Looking at things this way makes me wonder about consuming fiction. We’re already two layers deep in artificial reality. The first is our sensorium/umwelt, which we feel is reality. And the second is language, which we think explains reality, but doesn’t. Fiction just adds another layer of delusion. Mimetic fiction tries to describe reality, but fantasy and science fiction add yet another layer of delusion.

Humans who practice Zen Buddhism try to tune out all the illusions. However, they talk about a higher state of consciousness called enlightenment. Is that just looking at reality without delusion, or is it a new way of perceiving reality?

Humans claim we are the crown of creation because our minds elevate us over the animals, but is intelligence or consciousness really superior?

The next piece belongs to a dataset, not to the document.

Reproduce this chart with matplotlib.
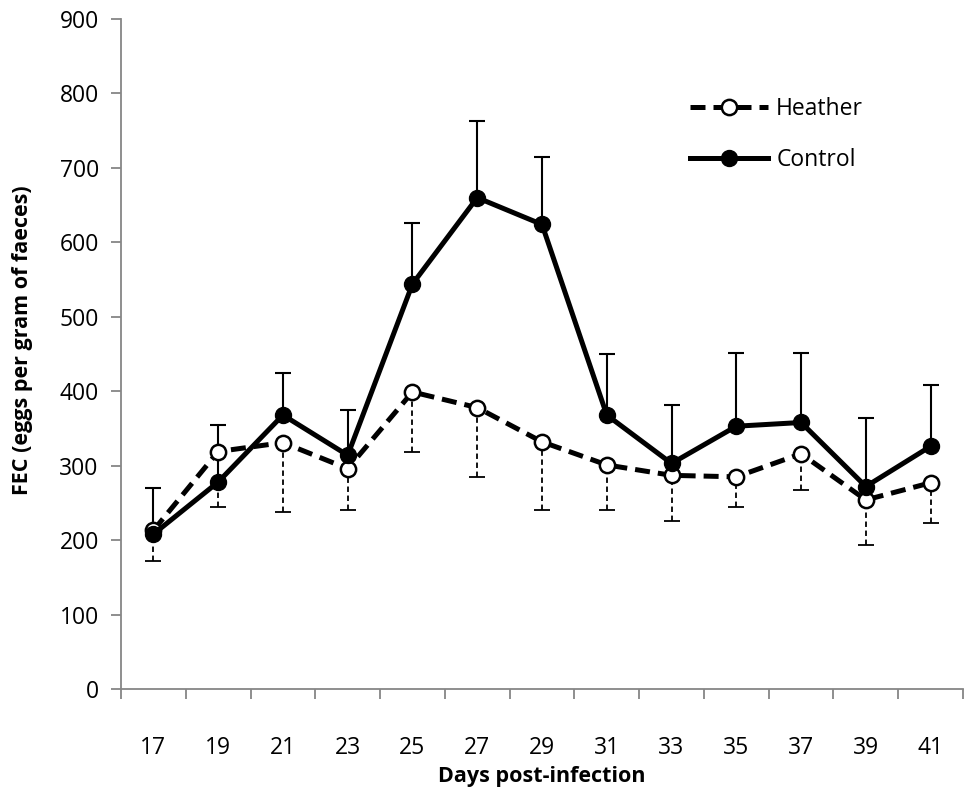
import matplotlib
matplotlib.use("Agg")
import matplotlib.pyplot as plt
import numpy as np

days = ["17", "19", "21", "23", "25", "27", "29", "31", "33", "35", "37", "39", "41"]
heather = [213, 319, 331, 296, 399, 378, 332, 301, 287, 285, 316, 254, 277]
heather_lower = [172, 244, 238, 241, 319, 285, 241, 240, 226, 244, 267, 193, 223]
control = [208, 278, 368, 314, 544, 660, 624, 368, 303, 353, 358, 272, 326]
control_upper = [270, 355, 425, 375, 626, 763, 715, 450, 381, 452, 452, 364, 408]

plt.rcParams['font.family'] = ['Open Sans', 'DejaVu Sans']

fig = plt.figure(figsize=(9.66, 7.9), dpi=100)
ax = fig.add_axes([121/966, 1-689/790, (963-121)/966, (689-19)/790])

x = np.arange(len(days))
h = np.array(heather); hl = np.array(heather_lower)
c = np.array(control); cu = np.array(control_upper)

# Heather error bars (downward, dotted)
eb = ax.errorbar(x, h, yerr=[h - hl, np.zeros_like(h)], fmt='none', ecolor='black',
                 elinewidth=1.3, capsize=6, capthick=1.3, zorder=2)
for coll in eb[2]:
    coll.set_linestyle((0, (3, 2)))
# Control error bars (upward, solid)
ax.errorbar(x, c, yerr=[np.zeros_like(c), cu - c], fmt='none', ecolor='black',
            elinewidth=1.5, capsize=6, capthick=1.5, zorder=2)

ax.plot(x, h, linestyle=(0, (3, 1.6)), color='black', linewidth=3.6, marker='o',
        markersize=11, markerfacecolor='white', markeredgecolor='black',
        markeredgewidth=1.8, label='Heather', zorder=3)
ax.plot(x, c, linestyle='-', color='black', linewidth=3.6, marker='o',
        markersize=11.5, markerfacecolor='black', markeredgecolor='black',
        label='Control', zorder=4)

ax.set_xlim(-0.5, len(days) - 0.5)
ax.set_ylim(0, 900)
ax.set_yticks(np.arange(0, 901, 100))
ax.set_xticks(x)
ax.set_xticklabels(days)
ax.set_xticks(np.arange(-0.5, len(days), 1), minor=True)
ax.tick_params(axis='x', which='major', length=0, pad=34, labelsize=16.5)
ax.tick_params(axis='x', which='minor', length=7, color='#868686', width=1.3, direction='out')
ax.tick_params(axis='y', length=7, color='#868686', width=1.3, direction='out', labelsize=16.5, pad=9)

for s in ['top', 'right']:
    ax.spines[s].set_visible(False)
for s in ['left', 'bottom']:
    ax.spines[s].set_color('#868686')
    ax.spines[s].set_linewidth(1.3)

ax.set_xlabel('Days post-infection', fontsize=15.5, fontweight='bold', labelpad=4)
ax.set_ylabel('FEC (eggs per gram of faeces)', fontsize=15.5, fontweight='bold')
ax.yaxis.set_label_coords(-0.104, 0.52)

ax.legend(loc='upper left', bbox_to_anchor=(0.676, 0.884), frameon=False, fontsize=16.5,
          handlelength=3.4, labelspacing=1.2, handletextpad=0.35, borderpad=0, borderaxespad=0)

fig.savefig('out.png', dpi=100)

We apparently exist in a reality that is constantly evolving. Will consciousness be something reality tries and then abandons? Will robots with artificial intelligence become the next stage in this evolutionary process?

If we’re a failure, why copy us? Shouldn’t we build robots that are superior to us? Right now, AI is created by modeling the processes of our brains. Maybe we should rethink that. But if we build robots that have a higher state of consciousness, couldn’t we also reengineer our brains and create Human Mind 2.0?

What would that involve? We’d have to overcome the limitations of language. We’d also have to find ways to eliminate delusions and hallucinations. Can we consciously choose to do those things?